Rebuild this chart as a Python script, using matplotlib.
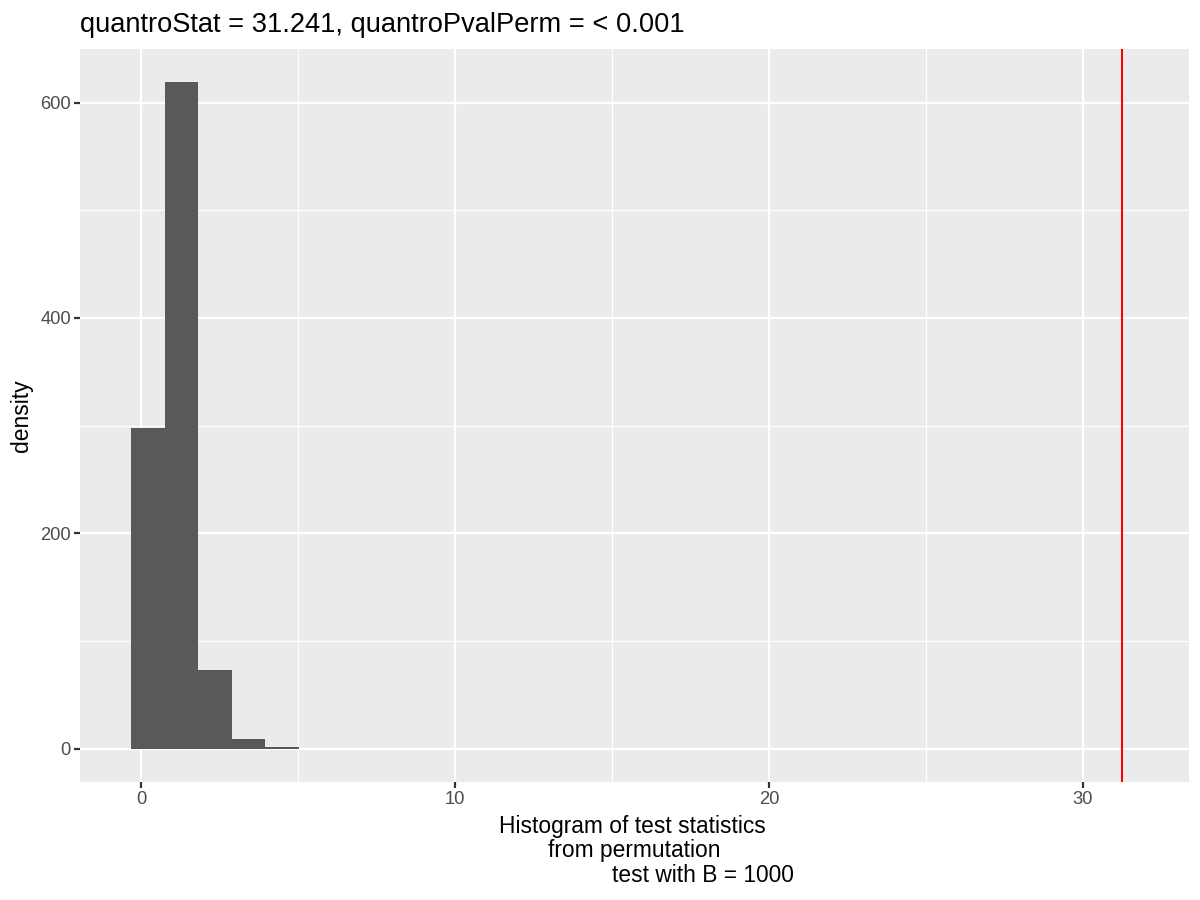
import matplotlib
matplotlib.use("Agg")
import matplotlib.pyplot as plt
import numpy as np
from matplotlib.ticker import MultipleLocator

plt.rcParams['font.family'] = ['Liberation Sans', 'DejaVu Sans']

# data
bin_edges = [-0.325, 0.746, 1.817, 2.888, 3.959, 5.030]
bin_heights = [297.7, 618.6, 72.9, 8.8, 1.0]
quantro_stat = 31.241
title_text = "quantroStat = 31.241, quantroPvalPerm = < 0.001"
xlabel_lines = ["Histogram of test statistics", "from permutation", "test with B = 1000"]
ylabel_text = "density"
x_major = [0, 10, 20, 30]
y_major = [0, 200, 400, 600]

W, H = 1200, 900
fig = plt.figure(figsize=(12, 9), dpi=100)
fig.patch.set_facecolor('white')
L, R, T, B = 80, 1188.7, 49, 781.7
ax = fig.add_axes([L / W, 1 - B / H, (R - L) / W, (B - T) / H])
ax.set_facecolor('#EBEBEB')

# grid
ax.set_xticks(x_major)
ax.set_yticks(y_major)
ax.xaxis.set_minor_locator(MultipleLocator(5))
ax.yaxis.set_minor_locator(MultipleLocator(100))
ax.grid(which='major', color='white', linewidth=1.6)
ax.grid(which='minor', color='white', linewidth=0.8)
ax.set_axisbelow(True)

edges = np.array(bin_edges)
ax.bar(edges[:-1], bin_heights, width=np.diff(edges), align='edge',
       color='#595959', edgecolor='none', linewidth=0)
ax.axvline(quantro_stat, color='#FF0000', linewidth=1.45)

ax.set_xlim(-1.95, 33.38)
ax.set_ylim(-30.8, 649.7)

for s in ax.spines.values():
    s.set_visible(False)
ax.tick_params(which='major', length=4, width=1.6, color='#333333',
               labelsize=13.2, labelcolor='#4D4D4D', pad=2.5)
ax.tick_params(which='minor', length=0)

# texts
fig.text(L / W, 1 - 32 / H, title_text, fontsize=19.6, ha='left', va='baseline', color='black')
fig.text(22 / W, 1 - ((T + B) / 2) / H, ylabel_text, fontsize=16.5, rotation=90,
         ha='center', va='center', color='black')
centers = [632, 634, 703]
baselines = [833, 857, 882]
for line, cx, by in zip(xlabel_lines, centers, baselines):
    fig.text(cx / W, 1 - by / H, line, fontsize=16.4, ha='center', va='baseline', color='black')

fig.savefig('out.png', dpi=100)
────────
● WHAT YOU HAVE TO DO
Without the pictures, write out all of the material exactly.

● SOLUTION
Rebuild this chart as a Python script, using matplotlib.
import matplotlib
matplotlib.use("Agg")
import matplotlib.pyplot as plt
import numpy as np
from matplotlib.ticker import MultipleLocator

plt.rcParams['font.family'] = ['Liberation Sans', 'DejaVu Sans']

# data
bin_edges = [-0.325, 0.746, 1.817, 2.888, 3.959, 5.030]
bin_heights = [297.7, 618.6, 72.9, 8.8, 1.0]
quantro_stat = 31.241
title_text = "quantroStat = 31.241, quantroPvalPerm = < 0.001"
xlabel_lines = ["Histogram of test statistics", "from permutation", "test with B = 1000"]
ylabel_text = "density"
x_major = [0, 10, 20, 30]
y_major = [0, 200, 400, 600]

W, H = 1200, 900
fig = plt.figure(figsize=(12, 9), dpi=100)
fig.patch.set_facecolor('white')
L, R, T, B = 80, 1188.7, 49, 781.7
ax = fig.add_axes([L / W, 1 - B / H, (R - L) / W, (B - T) / H])
ax.set_facecolor('#EBEBEB')

# grid
ax.set_xticks(x_major)
ax.set_yticks(y_major)
ax.xaxis.set_minor_locator(MultipleLocator(5))
ax.yaxis.set_minor_locator(MultipleLocator(100))
ax.grid(which='major', color='white', linewidth=1.6)
ax.grid(which='minor', color='white', linewidth=0.8)
ax.set_axisbelow(True)

edges = np.array(bin_edges)
ax.bar(edges[:-1], bin_heights, width=np.diff(edges), align='edge',
       color='#595959', edgecolor='none', linewidth=0)
ax.axvline(quantro_stat, color='#FF0000', linewidth=1.45)

ax.set_xlim(-1.95, 33.38)
ax.set_ylim(-30.8, 649.7)

for s in ax.spines.values():
    s.set_visible(False)
ax.tick_params(which='major', length=4, width=1.6, color='#333333',
               labelsize=13.2, labelcolor='#4D4D4D', pad=2.5)
ax.tick_params(which='minor', length=0)

# texts
fig.text(L / W, 1 - 32 / H, title_text, fontsize=19.6, ha='left', va='baseline', color='black')
fig.text(22 / W, 1 - ((T + B) / 2) / H, ylabel_text, fontsize=16.5, rotation=90,
         ha='center', va='center', color='black')
centers = [632, 634, 703]
baselines = [833, 857, 882]
for line, cx, by in zip(xlabel_lines, centers, baselines):
    fig.text(cx / W, 1 - by / H, line, fontsize=16.4, ha='center', va='baseline', color='black')

fig.savefig('out.png', dpi=100)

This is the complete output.